Given information:

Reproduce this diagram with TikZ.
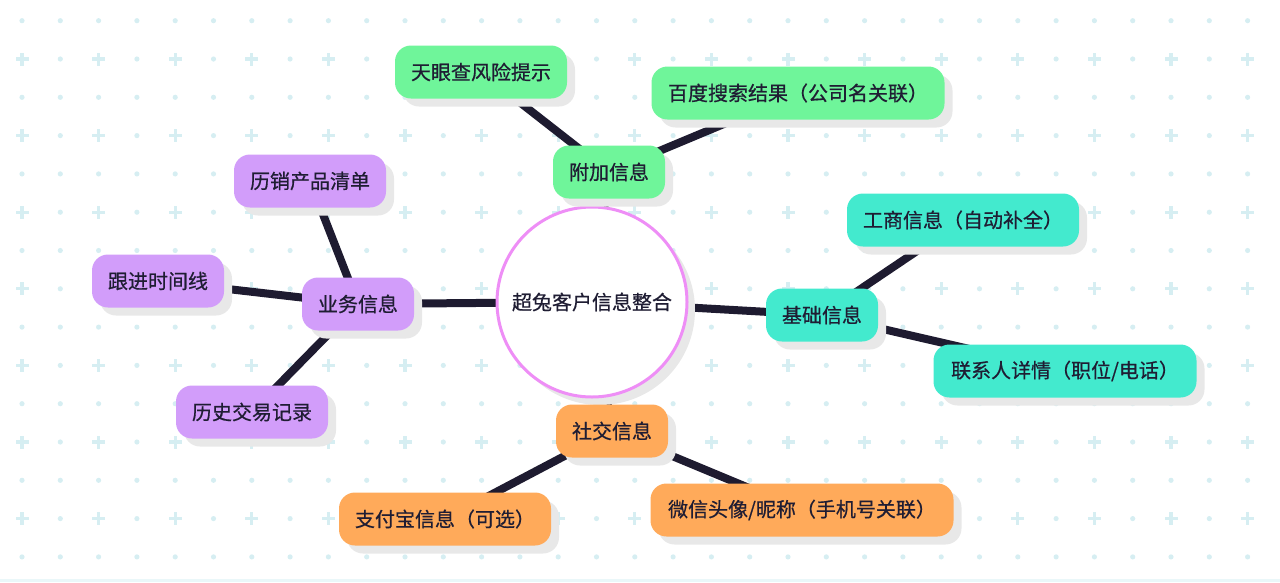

* * *

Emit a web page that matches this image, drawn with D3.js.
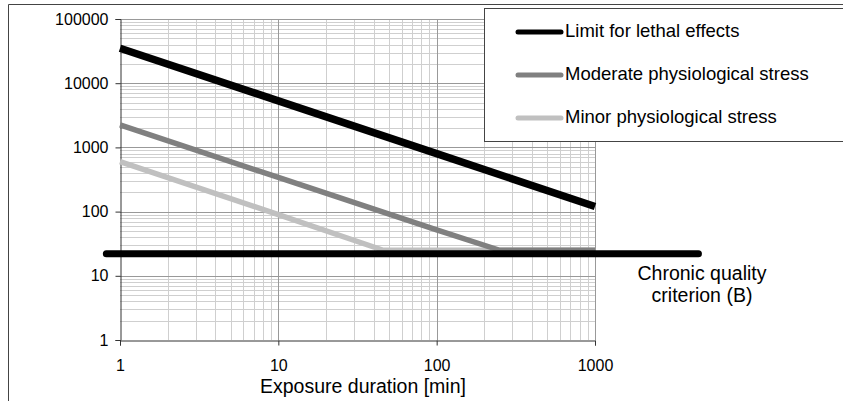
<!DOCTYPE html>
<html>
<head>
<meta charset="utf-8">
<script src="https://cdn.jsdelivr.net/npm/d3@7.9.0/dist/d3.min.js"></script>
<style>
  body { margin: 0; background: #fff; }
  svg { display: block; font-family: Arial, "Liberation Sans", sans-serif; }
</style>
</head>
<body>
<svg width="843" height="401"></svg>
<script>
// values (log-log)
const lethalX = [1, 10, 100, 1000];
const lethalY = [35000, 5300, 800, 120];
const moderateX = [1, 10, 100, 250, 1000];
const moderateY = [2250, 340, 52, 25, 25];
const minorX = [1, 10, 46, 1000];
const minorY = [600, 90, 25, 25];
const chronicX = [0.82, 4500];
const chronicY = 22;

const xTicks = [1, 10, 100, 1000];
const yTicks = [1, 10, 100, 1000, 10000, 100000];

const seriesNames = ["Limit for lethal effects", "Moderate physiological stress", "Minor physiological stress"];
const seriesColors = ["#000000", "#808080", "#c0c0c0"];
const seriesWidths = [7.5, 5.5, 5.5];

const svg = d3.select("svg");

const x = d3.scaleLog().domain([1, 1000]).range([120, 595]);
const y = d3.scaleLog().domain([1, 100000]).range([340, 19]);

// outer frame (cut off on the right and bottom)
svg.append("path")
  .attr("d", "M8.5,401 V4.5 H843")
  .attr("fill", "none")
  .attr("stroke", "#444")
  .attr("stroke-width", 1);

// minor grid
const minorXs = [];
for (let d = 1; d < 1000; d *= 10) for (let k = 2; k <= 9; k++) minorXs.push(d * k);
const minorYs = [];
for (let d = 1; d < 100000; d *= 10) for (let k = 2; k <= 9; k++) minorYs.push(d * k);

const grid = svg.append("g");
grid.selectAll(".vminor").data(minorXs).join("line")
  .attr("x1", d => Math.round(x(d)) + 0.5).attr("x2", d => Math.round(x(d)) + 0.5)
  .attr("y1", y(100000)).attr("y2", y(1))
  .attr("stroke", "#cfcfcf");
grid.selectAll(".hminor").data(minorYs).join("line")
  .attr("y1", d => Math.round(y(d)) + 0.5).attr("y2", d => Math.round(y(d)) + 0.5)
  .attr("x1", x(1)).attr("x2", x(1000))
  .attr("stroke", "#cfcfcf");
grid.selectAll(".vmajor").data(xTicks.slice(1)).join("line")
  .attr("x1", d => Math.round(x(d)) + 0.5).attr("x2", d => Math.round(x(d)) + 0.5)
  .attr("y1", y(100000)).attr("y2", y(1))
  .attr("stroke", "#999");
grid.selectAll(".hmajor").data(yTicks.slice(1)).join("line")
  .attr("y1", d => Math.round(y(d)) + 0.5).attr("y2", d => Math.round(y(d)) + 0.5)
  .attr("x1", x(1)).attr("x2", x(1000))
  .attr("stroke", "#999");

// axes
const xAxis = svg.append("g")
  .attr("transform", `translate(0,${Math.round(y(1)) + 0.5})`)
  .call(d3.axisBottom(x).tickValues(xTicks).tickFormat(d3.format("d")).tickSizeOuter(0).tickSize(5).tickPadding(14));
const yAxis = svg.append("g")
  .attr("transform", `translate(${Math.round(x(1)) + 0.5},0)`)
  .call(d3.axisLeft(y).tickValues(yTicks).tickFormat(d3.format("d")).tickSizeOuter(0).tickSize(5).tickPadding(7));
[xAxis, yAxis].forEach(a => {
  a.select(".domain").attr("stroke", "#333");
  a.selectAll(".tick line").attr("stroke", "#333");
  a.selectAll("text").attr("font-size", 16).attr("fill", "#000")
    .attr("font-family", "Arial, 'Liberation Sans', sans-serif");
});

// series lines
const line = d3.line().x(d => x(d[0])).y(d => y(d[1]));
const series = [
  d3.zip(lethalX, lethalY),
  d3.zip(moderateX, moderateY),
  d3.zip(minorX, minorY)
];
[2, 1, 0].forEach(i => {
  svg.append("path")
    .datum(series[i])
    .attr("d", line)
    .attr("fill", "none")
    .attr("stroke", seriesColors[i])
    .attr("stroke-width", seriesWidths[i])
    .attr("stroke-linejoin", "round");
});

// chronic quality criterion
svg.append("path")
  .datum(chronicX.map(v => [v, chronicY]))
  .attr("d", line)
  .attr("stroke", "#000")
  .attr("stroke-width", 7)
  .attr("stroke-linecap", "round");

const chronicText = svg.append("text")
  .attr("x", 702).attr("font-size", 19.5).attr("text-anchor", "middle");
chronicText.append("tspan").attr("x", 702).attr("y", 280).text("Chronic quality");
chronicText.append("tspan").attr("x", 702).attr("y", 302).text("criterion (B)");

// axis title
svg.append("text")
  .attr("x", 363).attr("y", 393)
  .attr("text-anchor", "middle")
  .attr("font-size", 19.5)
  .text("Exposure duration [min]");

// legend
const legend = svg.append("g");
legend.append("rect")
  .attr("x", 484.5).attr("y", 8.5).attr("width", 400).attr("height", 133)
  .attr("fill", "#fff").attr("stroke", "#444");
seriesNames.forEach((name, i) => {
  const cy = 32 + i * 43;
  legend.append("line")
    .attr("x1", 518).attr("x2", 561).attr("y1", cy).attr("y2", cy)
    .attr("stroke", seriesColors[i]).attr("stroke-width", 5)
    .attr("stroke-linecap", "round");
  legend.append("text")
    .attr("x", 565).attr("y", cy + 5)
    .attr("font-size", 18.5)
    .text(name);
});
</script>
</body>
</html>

Given task:
Look above for the line with "Emit a web page" and copy exactly from it through the line with "const chronicY = 22;", both included. Omit the pictures.

Finished task:
Emit a web page that matches this image, drawn with D3.js.
<!DOCTYPE html>
<html>
<head>
<meta charset="utf-8">
<script src="https://cdn.jsdelivr.net/npm/d3@7.9.0/dist/d3.min.js"></script>
<style>
  body { margin: 0; background: #fff; }
  svg { display: block; font-family: Arial, "Liberation Sans", sans-serif; }
</style>
</head>
<body>
<svg width="843" height="401"></svg>
<script>
// values (log-log)
const lethalX = [1, 10, 100, 1000];
const lethalY = [35000, 5300, 800, 120];
const moderateX = [1, 10, 100, 250, 1000];
const moderateY = [2250, 340, 52, 25, 25];
const minorX = [1, 10, 46, 1000];
const minorY = [600, 90, 25, 25];
const chronicX = [0.82, 4500];
const chronicY = 22;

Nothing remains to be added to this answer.